Chef Olivier Gaupin uses the language of farm-to-table, and aims for a Southern theme. Some of the best dishes here are the ones that channel Southern classics. You know those country ham biscuits you get at catered Southern weddings, the kind with sharp cheese added to the biscuit dough that you pick up off the buffet table and cart around on your little black plastic plate? And you get them just to pad your stomach as you load up at the open bar, but between bites you think, dang, these are pretty tasty. Gaupin takes that dish and adds quality smoked salmon instead of ham. The three of them lined up on a plate would constitute a decent, if not particularly nutritiously balanced, meal alongside a cocktail. The salad of baby celery greens accompanying the biscuits will be ignored by most diners, which is a shame given its wispy green flavor undercut with a hint of vegetal menace.
Also great as a bar-nibble-cum-meal is the smoked trout flatbread, which showcases a smoky, über-fresh smattering of trout with arugula and red onion. The dish would be better if its pita-esque flatbread had a slight crisp to it, but even in its soft chewy state the dish succeeds.
But from there the menu starts to show its foibles. Pork tenderloin, glazed with molasses and set like pompous dominoes atop a line of collards and wedges of sweet potato, tasted fine but uninspired. I wondered why so much gussying went into such an honest Southern staple of a dish.
I realized that my problem with the style of cooking at Eleven is its fusion: fusion at its most pointless, jamming together the trendiness of Southern cooking and the pretensions of upscale Continental cuisine. We may normally think of that kind of bastardization as a melding of Eastern and Western flavors, but the South has a cuisine as distinct as any other region, and just as noble. And that cuisine is as contradictory to ’80s faux-French hotel cooking as Japanese is to Italian. Southern food has proudly taken its place in the fine dining pantheon in recent years, and so it should. But is there any reason, any possible wisdom in shoving perfectly good red velvet cake with cream cheese frosting between boring, tempered chocolate disks and calling it a Napoleon? I’m all for creativity, really, but dressing up classics just for the sake of it is a crime as depraved as wasabi in the mashed potatoes.
And so, rather than turn grits into a “dip” served with bizarre dehydrated vegetable chips that are neither up to the task of scooping the grits nor particularly well-matched flavor-wise, why not just serve grits as a side to the pork dish? Why pair an overly sweet “corn pudding” with scallops — the richest and sweetest of shellfish, and certainly not a staple on most Southern menus? Much of this food would be better if it were toned down, simplified, and released from its Euro-centric, or conversely, faux-Southern pretenses. Why is the bouillabaisse called Southern bouillabaisse? It’s just bouillabaisse, complete with crusty bread and served with saffron aioli. A more straightforward bouillabaisse does not exist, although one with less-overcooked contents certainly does.

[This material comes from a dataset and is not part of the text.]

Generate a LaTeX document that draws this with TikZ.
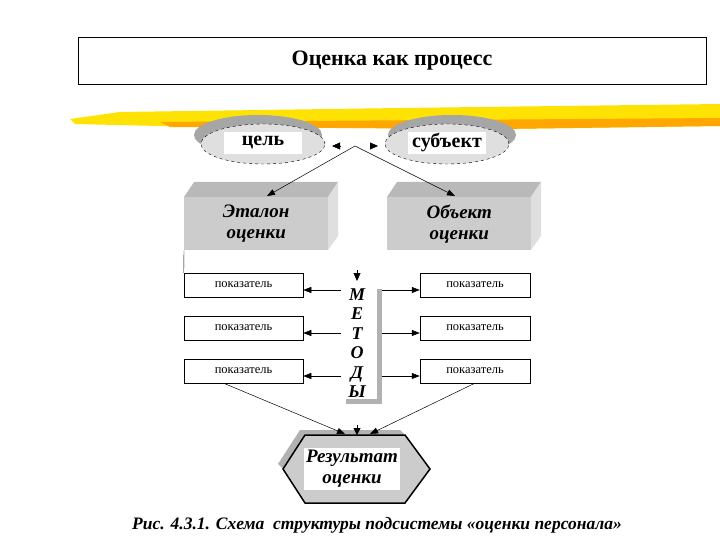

It’s a fine line, distinguishing elevation from bastardization. But the food at Eleven lacks honesty, and I could find no good reason for the ribbons and bows that often served only to distract from what might otherwise have been a perfectly good dish. Perhaps, for the visiting Yankee who stays at Loews and comes to the restaurant looking for grits the same way a grizzled gambler bellies up to a Las Vegas table at 3 a.m. looking for lobster, Eleven will provide some comfort. But for the rest of us, a swank bar scene and an occasional snack are probably the best use for this pretty but faintly vapid restaurant.